- _Dataset records_:
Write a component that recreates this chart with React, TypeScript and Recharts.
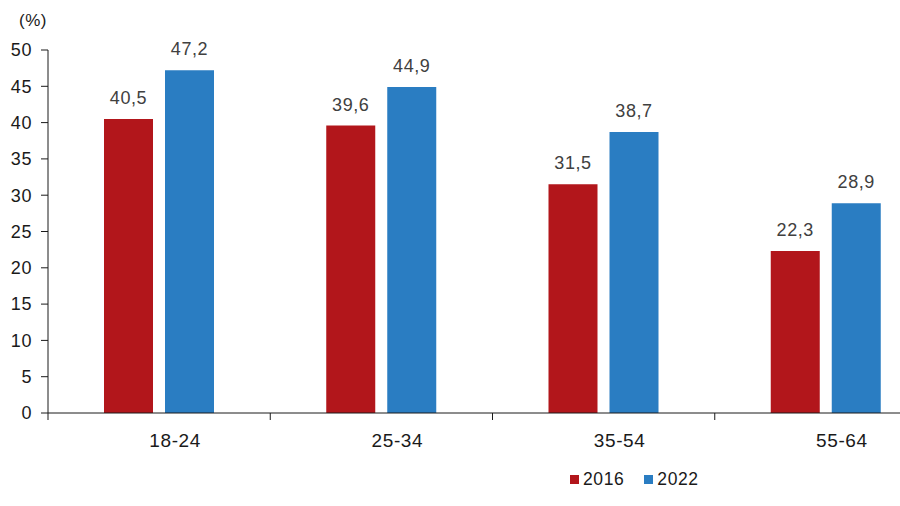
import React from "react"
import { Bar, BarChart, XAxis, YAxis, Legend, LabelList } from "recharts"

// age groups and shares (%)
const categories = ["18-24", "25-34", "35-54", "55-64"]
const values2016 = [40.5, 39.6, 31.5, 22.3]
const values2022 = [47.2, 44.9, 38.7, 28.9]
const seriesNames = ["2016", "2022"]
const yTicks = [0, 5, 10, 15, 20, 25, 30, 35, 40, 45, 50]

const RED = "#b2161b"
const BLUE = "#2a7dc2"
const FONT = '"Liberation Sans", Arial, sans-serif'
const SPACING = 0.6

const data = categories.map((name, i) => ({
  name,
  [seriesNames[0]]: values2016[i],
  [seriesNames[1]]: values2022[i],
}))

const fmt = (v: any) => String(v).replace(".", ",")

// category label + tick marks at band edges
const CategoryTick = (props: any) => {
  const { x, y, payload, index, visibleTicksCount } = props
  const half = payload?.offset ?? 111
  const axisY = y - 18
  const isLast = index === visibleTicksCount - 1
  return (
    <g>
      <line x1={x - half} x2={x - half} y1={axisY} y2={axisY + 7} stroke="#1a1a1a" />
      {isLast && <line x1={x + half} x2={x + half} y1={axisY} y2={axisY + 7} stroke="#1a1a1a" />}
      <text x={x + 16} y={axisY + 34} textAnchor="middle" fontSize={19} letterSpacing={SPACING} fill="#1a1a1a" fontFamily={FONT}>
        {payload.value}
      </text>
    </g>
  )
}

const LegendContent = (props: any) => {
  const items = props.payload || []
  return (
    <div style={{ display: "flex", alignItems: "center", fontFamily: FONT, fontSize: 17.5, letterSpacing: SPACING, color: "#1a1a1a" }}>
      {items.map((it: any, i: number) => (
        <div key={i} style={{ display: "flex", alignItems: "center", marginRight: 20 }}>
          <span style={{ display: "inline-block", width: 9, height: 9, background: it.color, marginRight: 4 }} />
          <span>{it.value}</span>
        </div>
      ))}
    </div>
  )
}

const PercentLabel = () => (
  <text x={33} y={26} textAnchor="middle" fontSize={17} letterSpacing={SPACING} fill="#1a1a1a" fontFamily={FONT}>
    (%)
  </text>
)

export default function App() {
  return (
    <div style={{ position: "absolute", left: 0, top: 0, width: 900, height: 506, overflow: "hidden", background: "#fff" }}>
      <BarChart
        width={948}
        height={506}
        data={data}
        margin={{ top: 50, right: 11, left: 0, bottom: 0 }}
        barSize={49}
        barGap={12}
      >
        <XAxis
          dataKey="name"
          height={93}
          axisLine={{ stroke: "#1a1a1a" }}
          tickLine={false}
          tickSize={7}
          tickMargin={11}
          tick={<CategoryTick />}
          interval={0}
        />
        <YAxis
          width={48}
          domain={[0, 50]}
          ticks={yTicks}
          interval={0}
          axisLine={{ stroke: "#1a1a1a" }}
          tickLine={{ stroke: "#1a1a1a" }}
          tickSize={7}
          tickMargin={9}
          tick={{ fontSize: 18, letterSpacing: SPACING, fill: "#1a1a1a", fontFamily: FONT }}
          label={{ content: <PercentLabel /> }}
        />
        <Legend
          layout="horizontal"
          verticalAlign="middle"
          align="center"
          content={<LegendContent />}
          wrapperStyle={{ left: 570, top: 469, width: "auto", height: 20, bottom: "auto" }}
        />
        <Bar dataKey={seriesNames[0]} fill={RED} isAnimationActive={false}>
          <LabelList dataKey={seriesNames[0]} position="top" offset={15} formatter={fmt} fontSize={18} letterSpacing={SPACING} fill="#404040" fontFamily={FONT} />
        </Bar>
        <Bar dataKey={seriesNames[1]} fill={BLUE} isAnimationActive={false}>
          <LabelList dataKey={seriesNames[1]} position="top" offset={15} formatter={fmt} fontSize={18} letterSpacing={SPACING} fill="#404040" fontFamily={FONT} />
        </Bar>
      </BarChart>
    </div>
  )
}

* * *

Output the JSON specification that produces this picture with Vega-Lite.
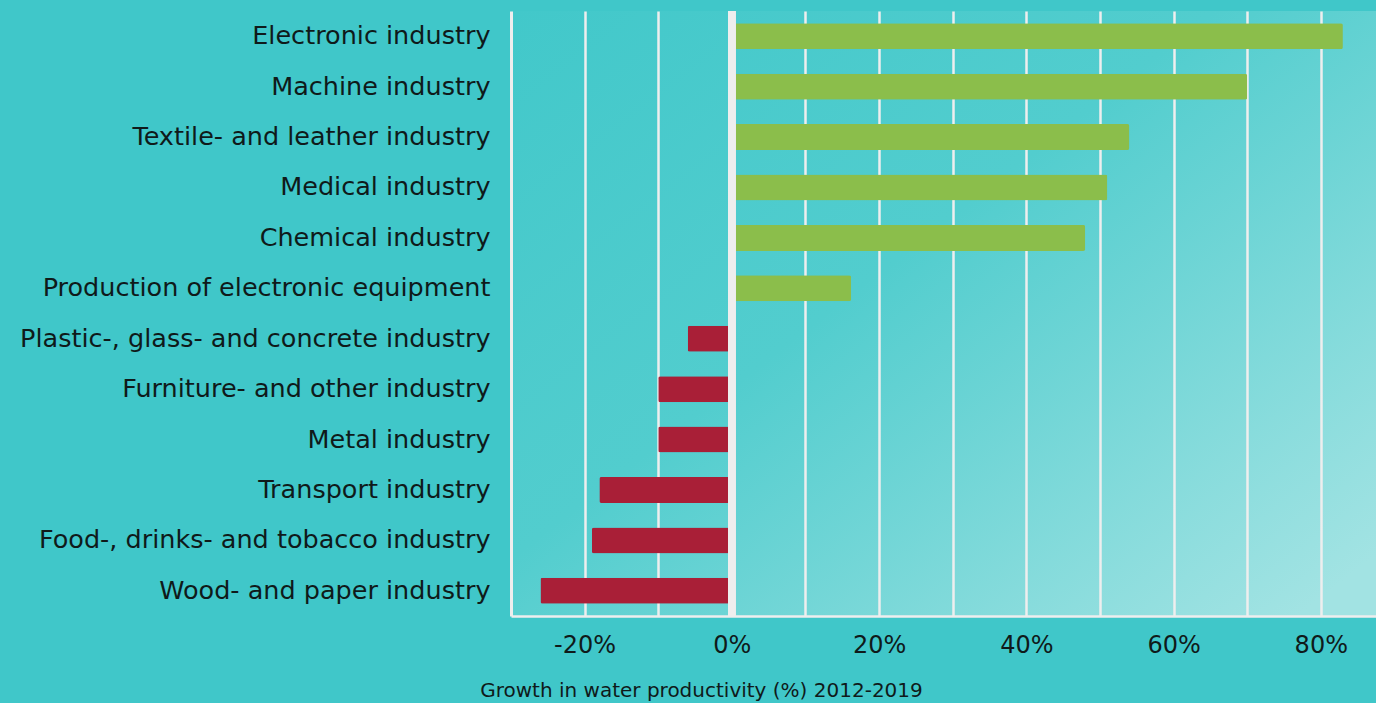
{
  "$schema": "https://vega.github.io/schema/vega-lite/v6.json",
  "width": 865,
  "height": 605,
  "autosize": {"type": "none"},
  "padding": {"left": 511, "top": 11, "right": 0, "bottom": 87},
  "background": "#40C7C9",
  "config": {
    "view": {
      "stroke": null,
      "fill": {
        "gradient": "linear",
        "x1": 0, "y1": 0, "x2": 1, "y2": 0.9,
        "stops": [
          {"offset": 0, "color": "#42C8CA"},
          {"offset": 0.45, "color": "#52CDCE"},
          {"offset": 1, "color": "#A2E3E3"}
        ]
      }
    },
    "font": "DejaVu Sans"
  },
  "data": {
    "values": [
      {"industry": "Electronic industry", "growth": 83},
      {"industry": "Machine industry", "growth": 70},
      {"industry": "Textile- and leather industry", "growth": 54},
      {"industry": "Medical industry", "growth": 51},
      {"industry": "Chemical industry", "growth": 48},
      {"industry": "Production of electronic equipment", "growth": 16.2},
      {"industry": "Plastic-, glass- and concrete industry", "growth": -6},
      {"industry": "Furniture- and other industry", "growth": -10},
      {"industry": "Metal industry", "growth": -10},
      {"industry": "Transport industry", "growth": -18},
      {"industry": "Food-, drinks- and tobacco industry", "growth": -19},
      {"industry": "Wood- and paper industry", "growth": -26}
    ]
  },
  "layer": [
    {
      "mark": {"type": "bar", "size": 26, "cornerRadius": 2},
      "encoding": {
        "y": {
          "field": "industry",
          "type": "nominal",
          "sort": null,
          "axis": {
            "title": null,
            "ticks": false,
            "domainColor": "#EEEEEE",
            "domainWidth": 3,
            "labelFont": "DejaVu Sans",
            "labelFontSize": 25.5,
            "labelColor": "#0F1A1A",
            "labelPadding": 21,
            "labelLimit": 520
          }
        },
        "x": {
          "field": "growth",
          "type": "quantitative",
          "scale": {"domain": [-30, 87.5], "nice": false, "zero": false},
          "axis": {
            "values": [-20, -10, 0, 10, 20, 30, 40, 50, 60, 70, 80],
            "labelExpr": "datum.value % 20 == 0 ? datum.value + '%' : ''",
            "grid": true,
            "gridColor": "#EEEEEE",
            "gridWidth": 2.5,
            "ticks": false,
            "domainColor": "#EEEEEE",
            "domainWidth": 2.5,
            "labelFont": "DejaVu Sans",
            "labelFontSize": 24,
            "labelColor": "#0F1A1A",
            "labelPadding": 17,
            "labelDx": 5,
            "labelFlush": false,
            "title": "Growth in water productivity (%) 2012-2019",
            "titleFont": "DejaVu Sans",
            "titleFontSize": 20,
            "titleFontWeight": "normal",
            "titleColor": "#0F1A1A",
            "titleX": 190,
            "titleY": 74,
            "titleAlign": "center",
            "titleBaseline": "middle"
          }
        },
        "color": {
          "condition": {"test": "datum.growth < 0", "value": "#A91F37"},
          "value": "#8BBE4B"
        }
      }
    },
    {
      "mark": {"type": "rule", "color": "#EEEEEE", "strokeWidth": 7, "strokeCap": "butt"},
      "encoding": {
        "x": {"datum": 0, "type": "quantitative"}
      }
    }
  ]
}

- _What to produce_:
Using the entries above, write out exactly the lines from the one with "Write a component" through the one with "YAxis, Legend, LabelList", ends included. Leave out any pictures.

- _Final result_:
Write a component that recreates this chart with React, TypeScript and Recharts.
import React from "react"
import { Bar, BarChart, XAxis, YAxis, Legend, LabelList } from "recharts"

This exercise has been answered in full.